Market responds to news of share issue, loan

Shares in Rupert Murdoch’s German paybox Sky Deutschland plunged 26% Tuesday to a record low of €1.05 ($1.39), after the company disclosed it needed a fresh injection of capital.

Germany’s only nationwide pay TV company wants to raise a minimum of $450.5 million, it revealed late Monday. It will raise the coin by offering new shares, possibly combined with a convertible bond and/or a shareholder loan from parent News Corp., which owns a 45% stake.

Sky said the proceeds would secure the company’s financial position and allow investment in key growth areas, including the expansion of HD; increased distribution of its Sky Plus personal video recorder service; further innovations and product extensions; new distribution initiatives and enhanced customer service.

Sky Deutschland topper Brian Sullivan said that while he was “happy that the business is moving in the right direction, I am not satisfied with the pace of development.

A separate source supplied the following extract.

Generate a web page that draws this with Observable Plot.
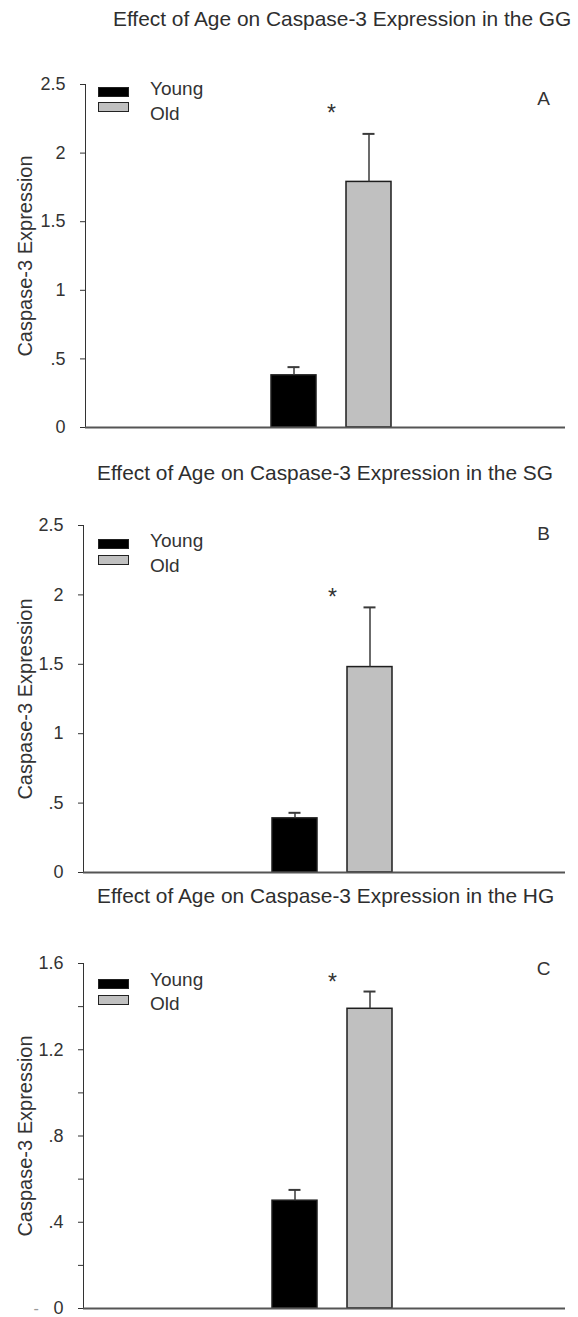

“We must further invest now in those areas that fundamentally differentiate us for customers, and that will accelerate growth in subscribers and ARPU (average revenue per user).

“We also need to shore up our financial position to enable us to focus on growth. I am confident this will allow us to achieve the necessary momentum to build a sustainable business for the future.”

Sky is battling to attract subscribers in a tough market with a large number of free-to-air channels. Its total number of subscribers reached 2.48 million in June.

It attracted 6,000 new subs between April and June — the first second-quarter subscriber growth since 2005 — compared with a subscriber loss of 7,000 in the same period last year.

The company, previously known as Premiere, remained in the red through the second quarter, but narrowed its net loss to $108.5 million from last year’s second-quarter net loss of $485 million, which included a $336 million write off of the Premiere trademark.

Revenue in the period rose 2.4% to $313 million.